Kristen Clarke, the head of the Justice Department’s civil rights division, will kick off a Fordham University symposium on Nov. 9 called "United Against Hate: Identifying, Reporting and Preventing Hate Crimes." She will speak alongside two United States attorneys on "how to identify, report, and prevent crimes/incidents and discrimination," according to a Justice Department announcement of the event.

But Clarke may not be the best choice for the forum. In 2019, she touted Smollett’s false claim that two white Trump supporters attacked him in Chicago while shouting homophobic and racist slurs at him. The actor, who is black and gay, claimed the men shouted "this is MAGA country" as they wrapped a noose around his neck and doused him in bleach. Smollett was later convicted for fabricating the incident. Two of Smollett’s friends, both black, said the actor paid them $3,500 to stage the attack.

Clarke defended Smollett on social media after he reported the incident to police on Jan. 28, 2019.

She asserted on Jan. 29, 2019, that Smollett was "subjected to a racist and homophobic attack." She wrote that "2 white men wearing ski masks attacked [Smollett], put a rope around his neck, and poured bleach on him and as they yelled slurs."

Days later, she accused the Chicago police department of "demonizing survivors" by seeking Smollett’s cell phone as part of its investigation.

"This is NOT how you treat survivors of a hate crime. Stop demonizing survivors and casting doubt on their claims if you want communities to trust that you will take #HateCrime seriously," she tweeted on Feb. 1, 2019.
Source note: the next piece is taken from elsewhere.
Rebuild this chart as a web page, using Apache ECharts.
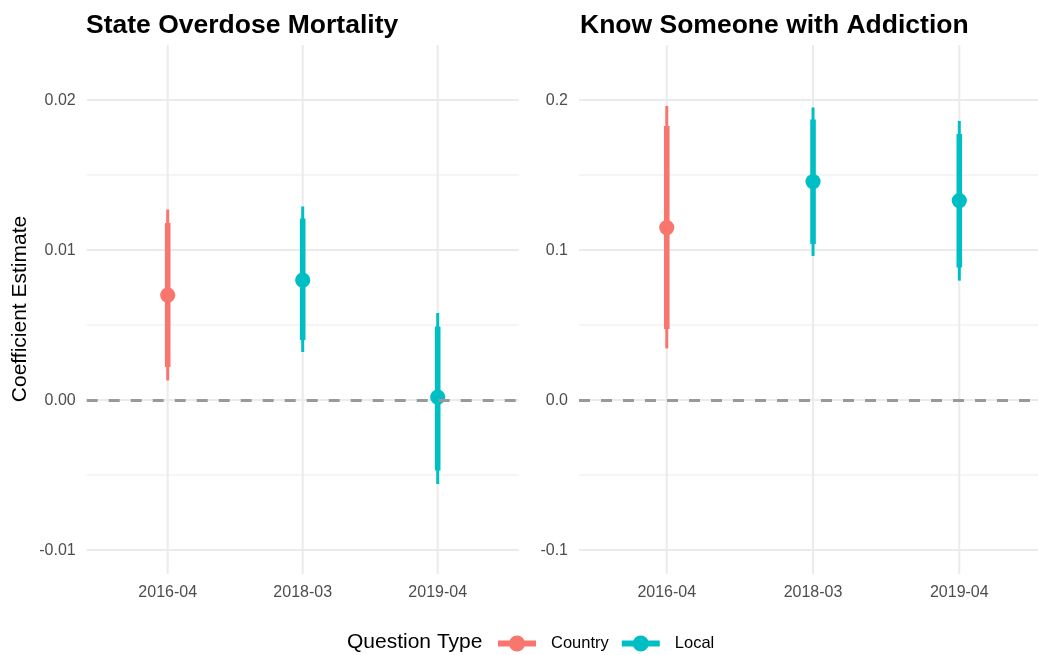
<!DOCTYPE html>
<html>
<head>
<meta charset="utf-8">
<script src="https://cdn.jsdelivr.net/npm/echarts@6/dist/echarts.min.js"></script>
<style>
  html, body { margin: 0; padding: 0; background: #fff; }
  #chart { width: 1038px; height: 655px; }
</style>
</head>
<body>
<div id="chart"></div>
<script>
// Survey waves on the x axis and the question type asked in each wave
const categories = ['2016-04', '2018-03', '2019-04'];
const questionType = ['Country', 'Local', 'Local'];

// Panel 1: state overdose mortality coefficients (estimate, 95% and 90% intervals)
const mortalityEstimate = [0.0070, 0.0080, 0.0002];
const mortalityLow95 = [0.0013, 0.0032, -0.0056];
const mortalityHigh95 = [0.0127, 0.0129, 0.0058];
const mortalityLow90 = [0.0022, 0.0040, -0.0047];
const mortalityHigh90 = [0.0118, 0.0121, 0.0049];

// Panel 2: know someone with addiction coefficients
const addictionEstimate = [0.115, 0.1456, 0.133];
const addictionLow95 = [0.0344, 0.096, 0.0796];
const addictionHigh95 = [0.196, 0.195, 0.186];
const addictionLow90 = [0.0473, 0.104, 0.0884];
const addictionHigh90 = [0.1827, 0.187, 0.1773];

// Y tick values and their labels
const mortalityTicks = [-0.01, 0, 0.01, 0.02];
const mortalityTickLabels = ['-0.01', '0.00', '0.01', '0.02'];
const mortalityMinorTicks = [-0.005, 0.005, 0.015];
const addictionTicks = [-0.1, 0, 0.1, 0.2];
const addictionTickLabels = ['-0.1', '0.0', '0.1', '0.2'];
const addictionMinorTicks = [-0.05, 0.05, 0.15];

const typeColors = { Country: '#F8766D', Local: '#00BFC4' };
const FONT = '"Liberation Sans", Arial, Helvetica, sans-serif';
const GRID_COLOR = '#ebebeb';
const TICK_COLOR = '#4d4d4d';

const chart = echarts.init(document.getElementById('chart'), null, { renderer: 'canvas' });

function pointRangeData(type, est, lo95, hi95, lo90, hi90) {
  const out = [];
  categories.forEach((c, i) => {
    if (questionType[i] === type) out.push([i, est[i], lo95[i], hi95[i], lo90[i], hi90[i]]);
  });
  return out;
}

// vertical bar between two y pixels, drawn as a filled rect
function vBar(cx, yA, yB, w, color) {
  const top = Math.min(yA, yB);
  return { type: 'rect', shape: { x: cx - w / 2, y: top, width: w, height: Math.abs(yB - yA) },
           style: { fill: color } };
}

function renderPointRange(params, api) {
  const x = api.value(0);
  const center = api.coord([x, api.value(1)]);
  const lo95 = api.coord([x, api.value(2)]);
  const hi95 = api.coord([x, api.value(3)]);
  const lo90 = api.coord([x, api.value(4)]);
  const hi90 = api.coord([x, api.value(5)]);
  const color = api.visual('color');
  return {
    type: 'group',
    children: [
      vBar(center[0], lo95[1], hi95[1], 3, color),
      vBar(center[0], lo90[1], hi90[1], 5.6, color),
      { type: 'circle', shape: { cx: center[0], cy: center[1], r: 7.6 }, style: { fill: color } }
    ]
  };
}

// horizontal grid lines with y tick labels
function hGridSeries(idx, ticks, tickLabels, minorTicks) {
  const data = ticks.map(v => [0, v]).concat(minorTicks.map(v => [0, v]));
  return {
    type: 'custom', xAxisIndex: idx, yAxisIndex: idx, z: 1, silent: true, clip: false,
    data: data,
    renderItem(params, api) {
      const cs = params.coordSys;
      const y = api.coord([0, api.value(1)])[1];
      const major = params.dataIndex < ticks.length;
      const w = major ? 2 : 1;
      const children = [{ type: 'rect', shape: { x: cs.x, y: y - w / 2, width: cs.width, height: w },
                          style: { fill: GRID_COLOR } }];
      if (major) {
        children.push({ type: 'text', x: cs.x - 11, y: y + 1,
          style: { text: tickLabels[params.dataIndex], fill: TICK_COLOR, font: '16px ' + FONT,
                   align: 'right', verticalAlign: 'middle' } });
      }
      return { type: 'group', children };
    }
  };
}

// vertical grid lines with category labels
function vGridSeries(idx) {
  return {
    type: 'custom', xAxisIndex: idx, yAxisIndex: idx, z: 1, silent: true, clip: false,
    data: categories.map((c, i) => [i, 0]),
    renderItem(params, api) {
      const cs = params.coordSys;
      const x = api.coord([api.value(0), 0])[0];
      return { type: 'group', children: [
        { type: 'rect', shape: { x: x - 1, y: cs.y, width: 2, height: cs.height },
          style: { fill: GRID_COLOR } },
        { type: 'text', x: x, y: cs.y + cs.height + 18.5,
          style: { text: categories[params.dataIndex], fill: TICK_COLOR, font: '16px ' + FONT,
                   align: 'center', verticalAlign: 'middle' } }
      ] };
    }
  };
}

function zeroLineSeries(idx) {
  return {
    type: 'line', xAxisIndex: idx, yAxisIndex: idx, data: [], z: 5, silent: true,
    markLine: { symbol: 'none', silent: true, animation: false,
      emphasis: { disabled: true },
      data: [{ yAxis: 0, label: { show: false },
               lineStyle: { color: '#999999', width: 2.8, type: [11, 11] } }] }
  };
}

function pointSeries(idx, type, est, lo95, hi95, lo90, hi90) {
  return {
    type: 'custom', name: type, xAxisIndex: idx, yAxisIndex: idx, z: 3,
    itemStyle: { color: typeColors[type] },
    renderItem: renderPointRange,
    data: pointRangeData(type, est, lo95, hi95, lo90, hi90)
  };
}

const hiddenAxis = { axisLine: { show: false }, axisTick: { show: false },
                     axisLabel: { show: false }, splitLine: { show: false } };

const legendIcon = 'path://M0,5 L38,5 L38,11 L0,11 Z M19,0 A8,8 0 1,1 19,16 A8,8 0 1,1 19,0 Z';

const option = {
  animation: false,
  backgroundColor: '#ffffff',
  textStyle: { fontFamily: FONT },
  title: [
    { text: 'State Overdose Mortality', left: 81, top: 7,
      textStyle: { fontSize: 26.5, fontWeight: 'bold', color: '#000', fontFamily: FONT } },
    { text: 'Know Someone with Addiction', left: 575, top: 7,
      textStyle: { fontSize: 26.5, fontWeight: 'bold', color: '#000', fontFamily: FONT } }
  ],
  grid: [
    { left: 86.7, top: 45, width: 432, height: 529 },
    { left: 579, top: 45, right: 0, height: 529 }
  ],
  xAxis: [
    Object.assign({ type: 'value', gridIndex: 0, min: -0.6, max: 2.6 }, hiddenAxis),
    Object.assign({ type: 'value', gridIndex: 1, min: -0.6, max: 2.538 }, hiddenAxis)
  ],
  yAxis: [
    Object.assign({ type: 'value', gridIndex: 0, min: -0.0116, max: 0.023667 }, hiddenAxis),
    Object.assign({ type: 'value', gridIndex: 1, min: -0.116, max: 0.23667 }, hiddenAxis)
  ],
  legend: {
    left: 493, top: 630, itemWidth: 38, itemHeight: 16, itemGap: 13,
    icon: legendIcon, data: ['Country', 'Local'], selectedMode: false,
    textStyle: { fontSize: 16.5, color: '#000', fontFamily: FONT, padding: [0, 0, 0, 10] }
  },
  graphic: [
    { type: 'text', x: 20, y: 309, rotation: Math.PI / 2,
      style: { text: 'Coefficient Estimate', font: '21px ' + FONT, fill: '#000',
               textAlign: 'center', textVerticalAlign: 'middle' } },
    { type: 'text', x: 347, y: 642,
      style: { text: 'Question Type', font: '21px ' + FONT, fill: '#000',
               textAlign: 'left', textVerticalAlign: 'middle' } }
  ],
  series: [
    hGridSeries(0, mortalityTicks, mortalityTickLabels, mortalityMinorTicks),
    hGridSeries(1, addictionTicks, addictionTickLabels, addictionMinorTicks),
    vGridSeries(0),
    vGridSeries(1),
    pointSeries(0, 'Country', mortalityEstimate, mortalityLow95, mortalityHigh95, mortalityLow90, mortalityHigh90),
    pointSeries(0, 'Local', mortalityEstimate, mortalityLow95, mortalityHigh95, mortalityLow90, mortalityHigh90),
    pointSeries(1, 'Country', addictionEstimate, addictionLow95, addictionHigh95, addictionLow90, addictionHigh90),
    pointSeries(1, 'Local', addictionEstimate, addictionLow95, addictionHigh95, addictionLow90, addictionHigh90),
    zeroLineSeries(0),
    zeroLineSeries(1)
  ]
};

chart.setOption(option);
</script>
</body>
</html>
Clarke suggested that race played a role in an Illinois state judge’s appointment of a special prosecutor to investigate Chicago district attorney Kim Foxx’s decision to drop charges against Smollett. Foxx, who is black, dropped the charges after private conversations with a representative for Smollett’s family.

"Prosecutors use their discretion every day. But when a duly elected Black prosecutor, Kim Foxx, uses her discretion to move on from the Jussie Smollett matter, it’s a different story," Clarke said on Feb. 23, 2020. "A special prosecutor is brought in to undermine her power."

Clarke has made inflammatory comments before.

In April 2020, she said protesters who wanted to fire coronavirus czar Anthony Fauci "should be publicly identified and named, barred from treatment at any public hospital." She said they should be "denied coverage under their insurance" if they became sick from coronavirus.

Clarke said during her Senate confirmation hearing last year she regretted her statements about the Smollett hoax. Republicans grilled Clarke about her criticism of Chicago police and her role in the Smollett hoax during her confirmation hearing, noting that Clarke oversees investigations into hate crimes and police misconduct as head of the civil rights division.

"Like many others, I fell for Mr. Smollett’s hoax and in retrospect I regret having made that statement," she said in a questionnaire for her confirmation. "Hoaxes distract attention away from the real incidents of hate crimes which are a growing threat in our country."

The Justice Department did not respond to a request for comment.